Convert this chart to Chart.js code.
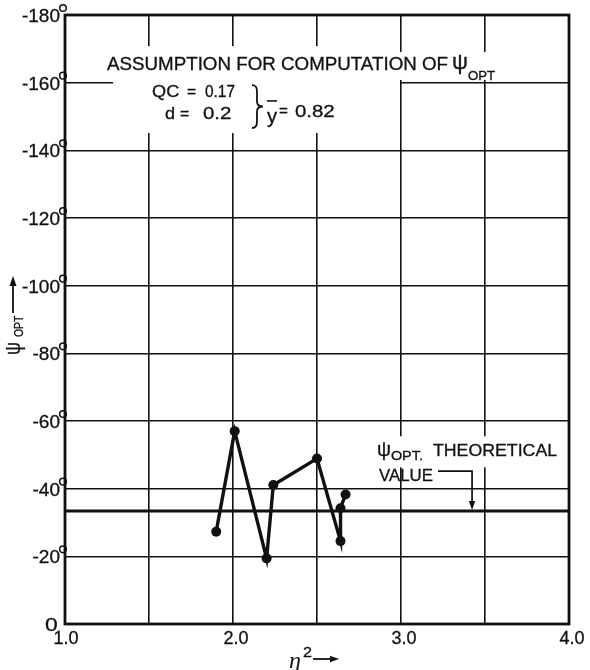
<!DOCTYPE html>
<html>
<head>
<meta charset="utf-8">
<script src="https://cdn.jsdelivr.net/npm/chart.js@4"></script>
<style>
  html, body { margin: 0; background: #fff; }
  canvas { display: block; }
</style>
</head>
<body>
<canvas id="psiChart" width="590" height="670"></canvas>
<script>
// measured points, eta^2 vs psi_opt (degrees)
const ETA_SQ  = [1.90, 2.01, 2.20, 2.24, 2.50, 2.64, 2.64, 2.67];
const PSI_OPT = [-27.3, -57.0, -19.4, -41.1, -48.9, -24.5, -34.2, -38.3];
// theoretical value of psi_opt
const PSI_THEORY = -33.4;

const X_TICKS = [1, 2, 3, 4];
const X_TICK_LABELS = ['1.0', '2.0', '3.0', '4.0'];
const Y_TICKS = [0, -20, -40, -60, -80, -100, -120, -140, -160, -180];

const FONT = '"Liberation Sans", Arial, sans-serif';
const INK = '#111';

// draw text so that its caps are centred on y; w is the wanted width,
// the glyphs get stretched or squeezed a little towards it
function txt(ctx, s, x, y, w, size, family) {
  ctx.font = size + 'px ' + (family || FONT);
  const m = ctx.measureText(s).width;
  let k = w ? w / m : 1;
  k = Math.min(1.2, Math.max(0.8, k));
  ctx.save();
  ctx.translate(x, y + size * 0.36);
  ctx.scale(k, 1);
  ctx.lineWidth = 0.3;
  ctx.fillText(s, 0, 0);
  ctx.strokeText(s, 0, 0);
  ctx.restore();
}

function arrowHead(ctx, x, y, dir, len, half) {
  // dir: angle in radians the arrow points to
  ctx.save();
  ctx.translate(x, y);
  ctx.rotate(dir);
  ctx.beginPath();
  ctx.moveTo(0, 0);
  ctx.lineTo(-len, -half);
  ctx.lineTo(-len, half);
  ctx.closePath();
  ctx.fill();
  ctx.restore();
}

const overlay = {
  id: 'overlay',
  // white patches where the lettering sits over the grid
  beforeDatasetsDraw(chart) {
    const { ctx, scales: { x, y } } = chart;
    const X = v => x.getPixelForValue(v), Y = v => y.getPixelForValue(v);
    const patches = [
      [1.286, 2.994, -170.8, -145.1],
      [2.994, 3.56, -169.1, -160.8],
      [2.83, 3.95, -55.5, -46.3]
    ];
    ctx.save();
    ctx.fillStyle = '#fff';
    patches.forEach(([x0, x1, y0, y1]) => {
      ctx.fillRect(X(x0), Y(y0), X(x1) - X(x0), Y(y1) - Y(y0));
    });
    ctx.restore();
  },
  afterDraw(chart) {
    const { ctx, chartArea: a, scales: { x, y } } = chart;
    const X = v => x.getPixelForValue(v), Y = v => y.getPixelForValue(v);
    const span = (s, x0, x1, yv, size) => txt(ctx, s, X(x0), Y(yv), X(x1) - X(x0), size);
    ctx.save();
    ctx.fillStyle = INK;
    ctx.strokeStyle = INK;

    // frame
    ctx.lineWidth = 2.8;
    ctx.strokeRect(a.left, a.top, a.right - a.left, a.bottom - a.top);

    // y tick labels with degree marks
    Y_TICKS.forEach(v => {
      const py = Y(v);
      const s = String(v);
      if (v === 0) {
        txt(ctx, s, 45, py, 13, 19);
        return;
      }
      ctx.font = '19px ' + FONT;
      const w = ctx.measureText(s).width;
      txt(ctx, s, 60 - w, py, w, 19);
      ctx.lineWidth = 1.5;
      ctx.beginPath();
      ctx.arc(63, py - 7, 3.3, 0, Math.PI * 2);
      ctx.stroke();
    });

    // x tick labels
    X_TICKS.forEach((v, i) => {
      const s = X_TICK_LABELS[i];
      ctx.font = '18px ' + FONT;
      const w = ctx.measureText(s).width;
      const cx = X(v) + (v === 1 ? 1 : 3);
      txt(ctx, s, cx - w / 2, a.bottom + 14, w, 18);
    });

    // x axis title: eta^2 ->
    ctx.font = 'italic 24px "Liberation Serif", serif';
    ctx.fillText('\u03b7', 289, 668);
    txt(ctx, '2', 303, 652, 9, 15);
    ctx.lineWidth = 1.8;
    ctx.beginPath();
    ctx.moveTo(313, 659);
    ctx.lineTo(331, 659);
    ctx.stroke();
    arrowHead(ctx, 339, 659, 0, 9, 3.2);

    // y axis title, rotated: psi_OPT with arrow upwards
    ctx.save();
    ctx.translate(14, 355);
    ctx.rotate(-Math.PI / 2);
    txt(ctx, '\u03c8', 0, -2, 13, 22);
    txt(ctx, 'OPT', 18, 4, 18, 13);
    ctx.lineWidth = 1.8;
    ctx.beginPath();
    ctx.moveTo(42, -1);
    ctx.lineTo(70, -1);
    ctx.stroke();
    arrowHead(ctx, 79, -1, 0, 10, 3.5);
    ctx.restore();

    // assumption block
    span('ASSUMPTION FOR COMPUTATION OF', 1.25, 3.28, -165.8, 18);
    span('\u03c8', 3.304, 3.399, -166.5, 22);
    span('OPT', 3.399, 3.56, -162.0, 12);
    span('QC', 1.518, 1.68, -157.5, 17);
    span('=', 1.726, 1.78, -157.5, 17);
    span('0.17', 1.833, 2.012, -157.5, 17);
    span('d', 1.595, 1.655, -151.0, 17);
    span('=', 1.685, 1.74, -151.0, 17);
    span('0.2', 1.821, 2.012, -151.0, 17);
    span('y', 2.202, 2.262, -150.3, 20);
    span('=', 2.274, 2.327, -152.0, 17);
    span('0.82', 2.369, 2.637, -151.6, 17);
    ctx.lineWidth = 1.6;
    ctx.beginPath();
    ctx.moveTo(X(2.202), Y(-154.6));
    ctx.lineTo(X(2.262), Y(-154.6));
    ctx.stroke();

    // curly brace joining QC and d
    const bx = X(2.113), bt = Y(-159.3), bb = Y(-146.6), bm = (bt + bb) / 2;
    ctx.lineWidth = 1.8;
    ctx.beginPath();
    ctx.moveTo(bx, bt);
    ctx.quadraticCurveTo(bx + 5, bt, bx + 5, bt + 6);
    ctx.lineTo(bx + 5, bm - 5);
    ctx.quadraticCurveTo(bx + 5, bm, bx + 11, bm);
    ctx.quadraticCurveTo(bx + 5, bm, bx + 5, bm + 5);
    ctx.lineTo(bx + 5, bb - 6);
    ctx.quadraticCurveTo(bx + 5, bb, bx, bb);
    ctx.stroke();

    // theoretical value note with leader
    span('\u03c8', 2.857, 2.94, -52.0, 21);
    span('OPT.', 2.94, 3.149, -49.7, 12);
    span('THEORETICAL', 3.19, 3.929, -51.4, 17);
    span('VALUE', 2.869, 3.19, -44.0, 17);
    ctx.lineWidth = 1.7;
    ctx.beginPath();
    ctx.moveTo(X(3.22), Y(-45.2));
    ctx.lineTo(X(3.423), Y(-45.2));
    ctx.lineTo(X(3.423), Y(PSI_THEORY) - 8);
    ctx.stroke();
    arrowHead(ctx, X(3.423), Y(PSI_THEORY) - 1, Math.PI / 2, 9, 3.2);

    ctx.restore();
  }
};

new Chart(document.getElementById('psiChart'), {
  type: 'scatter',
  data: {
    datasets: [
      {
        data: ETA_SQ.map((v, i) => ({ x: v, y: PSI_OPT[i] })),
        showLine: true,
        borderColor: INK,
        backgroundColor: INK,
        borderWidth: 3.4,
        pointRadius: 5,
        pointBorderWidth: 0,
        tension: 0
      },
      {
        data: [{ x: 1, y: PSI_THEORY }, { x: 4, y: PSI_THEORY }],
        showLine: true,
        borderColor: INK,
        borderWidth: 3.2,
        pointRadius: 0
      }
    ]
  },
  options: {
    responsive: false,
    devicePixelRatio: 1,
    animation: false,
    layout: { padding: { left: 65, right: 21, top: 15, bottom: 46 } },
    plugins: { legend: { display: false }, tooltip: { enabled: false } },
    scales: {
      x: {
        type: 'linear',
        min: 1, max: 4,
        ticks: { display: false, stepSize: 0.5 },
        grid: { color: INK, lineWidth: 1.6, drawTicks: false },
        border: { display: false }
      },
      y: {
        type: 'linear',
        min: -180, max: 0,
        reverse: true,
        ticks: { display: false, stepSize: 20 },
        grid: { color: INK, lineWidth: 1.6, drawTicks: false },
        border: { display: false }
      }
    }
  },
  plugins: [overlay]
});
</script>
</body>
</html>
++++++
▶ _TASK TO COMPLETE_: Repeat only the lines between the start of the data and the line with "const INK = '#111';", including those two lines, and skip the pictures.

▶ _RESULT OF THE EXERCISE_:
Convert this chart to Chart.js code.
<!DOCTYPE html>
<html>
<head>
<meta charset="utf-8">
<script src="https://cdn.jsdelivr.net/npm/chart.js@4"></script>
<style>
  html, body { margin: 0; background: #fff; }
  canvas { display: block; }
</style>
</head>
<body>
<canvas id="psiChart" width="590" height="670"></canvas>
<script>
// measured points, eta^2 vs psi_opt (degrees)
const ETA_SQ  = [1.90, 2.01, 2.20, 2.24, 2.50, 2.64, 2.64, 2.67];
const PSI_OPT = [-27.3, -57.0, -19.4, -41.1, -48.9, -24.5, -34.2, -38.3];
// theoretical value of psi_opt
const PSI_THEORY = -33.4;

const X_TICKS = [1, 2, 3, 4];
const X_TICK_LABELS = ['1.0', '2.0', '3.0', '4.0'];
const Y_TICKS = [0, -20, -40, -60, -80, -100, -120, -140, -160, -180];

const FONT = '"Liberation Sans", Arial, sans-serif';
const INK = '#111';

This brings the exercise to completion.